Everything in the listing should be restated word for word.

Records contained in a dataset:

————————

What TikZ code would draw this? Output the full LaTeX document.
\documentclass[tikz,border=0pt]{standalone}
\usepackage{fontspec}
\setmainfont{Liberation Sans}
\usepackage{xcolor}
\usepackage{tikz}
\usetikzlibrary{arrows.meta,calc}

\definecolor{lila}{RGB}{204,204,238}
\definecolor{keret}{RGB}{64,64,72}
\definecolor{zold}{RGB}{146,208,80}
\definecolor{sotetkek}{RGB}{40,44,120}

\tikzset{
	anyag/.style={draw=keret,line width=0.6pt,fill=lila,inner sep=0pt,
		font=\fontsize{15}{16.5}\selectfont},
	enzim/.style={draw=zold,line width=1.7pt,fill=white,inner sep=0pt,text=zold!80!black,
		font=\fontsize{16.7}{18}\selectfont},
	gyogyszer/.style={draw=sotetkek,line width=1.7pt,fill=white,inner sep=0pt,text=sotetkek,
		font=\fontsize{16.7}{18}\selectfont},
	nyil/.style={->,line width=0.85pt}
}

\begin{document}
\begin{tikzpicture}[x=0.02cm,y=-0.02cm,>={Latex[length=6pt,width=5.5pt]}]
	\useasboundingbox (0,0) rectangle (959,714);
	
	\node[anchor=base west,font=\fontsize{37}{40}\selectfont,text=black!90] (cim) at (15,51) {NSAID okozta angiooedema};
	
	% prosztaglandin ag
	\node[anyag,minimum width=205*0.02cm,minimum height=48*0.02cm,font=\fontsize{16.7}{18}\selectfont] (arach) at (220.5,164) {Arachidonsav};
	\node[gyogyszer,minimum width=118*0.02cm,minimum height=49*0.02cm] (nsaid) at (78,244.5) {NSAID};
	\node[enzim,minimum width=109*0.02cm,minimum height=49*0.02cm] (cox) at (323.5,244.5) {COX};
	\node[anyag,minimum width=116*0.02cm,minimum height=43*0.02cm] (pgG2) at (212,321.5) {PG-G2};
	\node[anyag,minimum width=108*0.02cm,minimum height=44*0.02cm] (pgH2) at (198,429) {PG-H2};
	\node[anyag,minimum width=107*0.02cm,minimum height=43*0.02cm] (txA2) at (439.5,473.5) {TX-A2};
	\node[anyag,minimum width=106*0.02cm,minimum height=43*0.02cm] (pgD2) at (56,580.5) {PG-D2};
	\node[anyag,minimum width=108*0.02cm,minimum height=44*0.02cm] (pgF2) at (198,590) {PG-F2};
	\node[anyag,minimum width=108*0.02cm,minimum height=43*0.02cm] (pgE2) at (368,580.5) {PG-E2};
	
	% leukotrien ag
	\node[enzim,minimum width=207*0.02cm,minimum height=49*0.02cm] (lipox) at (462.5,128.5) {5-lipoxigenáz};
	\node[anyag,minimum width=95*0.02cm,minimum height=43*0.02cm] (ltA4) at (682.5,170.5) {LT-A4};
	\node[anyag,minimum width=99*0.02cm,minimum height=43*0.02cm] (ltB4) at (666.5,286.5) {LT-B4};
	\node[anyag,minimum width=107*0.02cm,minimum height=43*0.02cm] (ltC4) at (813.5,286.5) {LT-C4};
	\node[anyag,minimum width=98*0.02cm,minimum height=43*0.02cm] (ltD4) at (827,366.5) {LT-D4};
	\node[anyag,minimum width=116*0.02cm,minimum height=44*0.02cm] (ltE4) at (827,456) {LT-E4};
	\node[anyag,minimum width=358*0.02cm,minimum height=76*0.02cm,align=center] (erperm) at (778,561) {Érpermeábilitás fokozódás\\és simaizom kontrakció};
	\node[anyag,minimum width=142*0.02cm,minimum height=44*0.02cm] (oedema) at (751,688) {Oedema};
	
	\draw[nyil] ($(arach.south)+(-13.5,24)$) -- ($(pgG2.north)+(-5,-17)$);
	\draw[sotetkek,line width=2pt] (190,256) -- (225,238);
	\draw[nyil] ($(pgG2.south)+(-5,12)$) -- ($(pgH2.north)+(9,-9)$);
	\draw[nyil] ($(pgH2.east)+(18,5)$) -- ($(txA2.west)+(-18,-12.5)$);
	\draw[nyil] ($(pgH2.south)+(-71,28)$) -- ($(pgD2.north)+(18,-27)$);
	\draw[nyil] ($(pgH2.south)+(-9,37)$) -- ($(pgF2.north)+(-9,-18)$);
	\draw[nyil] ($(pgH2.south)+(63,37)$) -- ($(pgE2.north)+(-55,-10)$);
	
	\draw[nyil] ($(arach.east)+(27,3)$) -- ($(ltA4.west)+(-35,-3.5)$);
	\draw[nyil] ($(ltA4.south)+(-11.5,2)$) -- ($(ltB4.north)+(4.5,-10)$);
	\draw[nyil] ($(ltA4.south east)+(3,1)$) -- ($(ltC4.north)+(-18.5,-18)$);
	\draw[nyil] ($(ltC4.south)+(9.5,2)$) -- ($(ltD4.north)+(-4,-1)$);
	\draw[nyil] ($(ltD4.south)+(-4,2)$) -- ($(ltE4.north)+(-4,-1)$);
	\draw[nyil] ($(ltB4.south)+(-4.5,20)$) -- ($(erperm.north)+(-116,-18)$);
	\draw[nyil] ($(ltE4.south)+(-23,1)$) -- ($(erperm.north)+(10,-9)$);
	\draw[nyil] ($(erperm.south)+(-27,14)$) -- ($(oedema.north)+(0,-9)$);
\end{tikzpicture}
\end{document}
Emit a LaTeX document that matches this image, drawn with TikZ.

————————

Reply to the exercise —
What TikZ code would draw this? Output the full LaTeX document.
\documentclass[tikz,border=0pt]{standalone}
\usepackage{fontspec}
\setmainfont{Liberation Sans}
\usepackage{xcolor}
\usepackage{tikz}
\usetikzlibrary{arrows.meta,calc}

\definecolor{lila}{RGB}{204,204,238}
\definecolor{keret}{RGB}{64,64,72}
\definecolor{zold}{RGB}{146,208,80}
\definecolor{sotetkek}{RGB}{40,44,120}

\tikzset{
	anyag/.style={draw=keret,line width=0.6pt,fill=lila,inner sep=0pt,
		font=\fontsize{15}{16.5}\selectfont},
	enzim/.style={draw=zold,line width=1.7pt,fill=white,inner sep=0pt,text=zold!80!black,
		font=\fontsize{16.7}{18}\selectfont},
	gyogyszer/.style={draw=sotetkek,line width=1.7pt,fill=white,inner sep=0pt,text=sotetkek,
		font=\fontsize{16.7}{18}\selectfont},
	nyil/.style={->,line width=0.85pt}
}

\begin{document}
\begin{tikzpicture}[x=0.02cm,y=-0.02cm,>={Latex[length=6pt,width=5.5pt]}]
	\useasboundingbox (0,0) rectangle (959,714);
	
	\node[anchor=base west,font=\fontsize{37}{40}\selectfont,text=black!90] (cim) at (15,51) {NSAID okozta angiooedema};
	
	% prosztaglandin ag
	\node[anyag,minimum width=205*0.02cm,minimum height=48*0.02cm,font=\fontsize{16.7}{18}\selectfont] (arach) at (220.5,164) {Arachidonsav};
	\node[gyogyszer,minimum width=118*0.02cm,minimum height=49*0.02cm] (nsaid) at (78,244.5) {NSAID};
	\node[enzim,minimum width=109*0.02cm,minimum height=49*0.02cm] (cox) at (323.5,244.5) {COX};
	\node[anyag,minimum width=116*0.02cm,minimum height=43*0.02cm] (pgG2) at (212,321.5) {PG-G2};
	\node[anyag,minimum width=108*0.02cm,minimum height=44*0.02cm] (pgH2) at (198,429) {PG-H2};
	\node[anyag,minimum width=107*0.02cm,minimum height=43*0.02cm] (txA2) at (439.5,473.5) {TX-A2};
	\node[anyag,minimum width=106*0.02cm,minimum height=43*0.02cm] (pgD2) at (56,580.5) {PG-D2};
	\node[anyag,minimum width=108*0.02cm,minimum height=44*0.02cm] (pgF2) at (198,590) {PG-F2};
	\node[anyag,minimum width=108*0.02cm,minimum height=43*0.02cm] (pgE2) at (368,580.5) {PG-E2};
	
	% leukotrien ag
	\node[enzim,minimum width=207*0.02cm,minimum height=49*0.02cm] (lipox) at (462.5,128.5) {5-lipoxigenáz};
	\node[anyag,minimum width=95*0.02cm,minimum height=43*0.02cm] (ltA4) at (682.5,170.5) {LT-A4};
	\node[anyag,minimum width=99*0.02cm,minimum height=43*0.02cm] (ltB4) at (666.5,286.5) {LT-B4};
	\node[anyag,minimum width=107*0.02cm,minimum height=43*0.02cm] (ltC4) at (813.5,286.5) {LT-C4};
	\node[anyag,minimum width=98*0.02cm,minimum height=43*0.02cm] (ltD4) at (827,366.5) {LT-D4};
	\node[anyag,minimum width=116*0.02cm,minimum height=44*0.02cm] (ltE4) at (827,456) {LT-E4};
	\node[anyag,minimum width=358*0.02cm,minimum height=76*0.02cm,align=center] (erperm) at (778,561) {Érpermeábilitás fokozódás\\és simaizom kontrakció};
	\node[anyag,minimum width=142*0.02cm,minimum height=44*0.02cm] (oedema) at (751,688) {Oedema};
	
	\draw[nyil] ($(arach.south)+(-13.5,24)$) -- ($(pgG2.north)+(-5,-17)$);
	\draw[sotetkek,line width=2pt] (190,256) -- (225,238);
	\draw[nyil] ($(pgG2.south)+(-5,12)$) -- ($(pgH2.north)+(9,-9)$);
	\draw[nyil] ($(pgH2.east)+(18,5)$) -- ($(txA2.west)+(-18,-12.5)$);
	\draw[nyil] ($(pgH2.south)+(-71,28)$) -- ($(pgD2.north)+(18,-27)$);
	\draw[nyil] ($(pgH2.south)+(-9,37)$) -- ($(pgF2.north)+(-9,-18)$);
	\draw[nyil] ($(pgH2.south)+(63,37)$) -- ($(pgE2.north)+(-55,-10)$);
	
	\draw[nyil] ($(arach.east)+(27,3)$) -- ($(ltA4.west)+(-35,-3.5)$);
	\draw[nyil] ($(ltA4.south)+(-11.5,2)$) -- ($(ltB4.north)+(4.5,-10)$);
	\draw[nyil] ($(ltA4.south east)+(3,1)$) -- ($(ltC4.north)+(-18.5,-18)$);
	\draw[nyil] ($(ltC4.south)+(9.5,2)$) -- ($(ltD4.north)+(-4,-1)$);
	\draw[nyil] ($(ltD4.south)+(-4,2)$) -- ($(ltE4.north)+(-4,-1)$);
	\draw[nyil] ($(ltB4.south)+(-4.5,20)$) -- ($(erperm.north)+(-116,-18)$);
	\draw[nyil] ($(ltE4.south)+(-23,1)$) -- ($(erperm.north)+(10,-9)$);
	\draw[nyil] ($(erperm.south)+(-27,14)$) -- ($(oedema.north)+(0,-9)$);
\end{tikzpicture}
\end{document}
Emit a LaTeX document that matches this image, drawn with TikZ.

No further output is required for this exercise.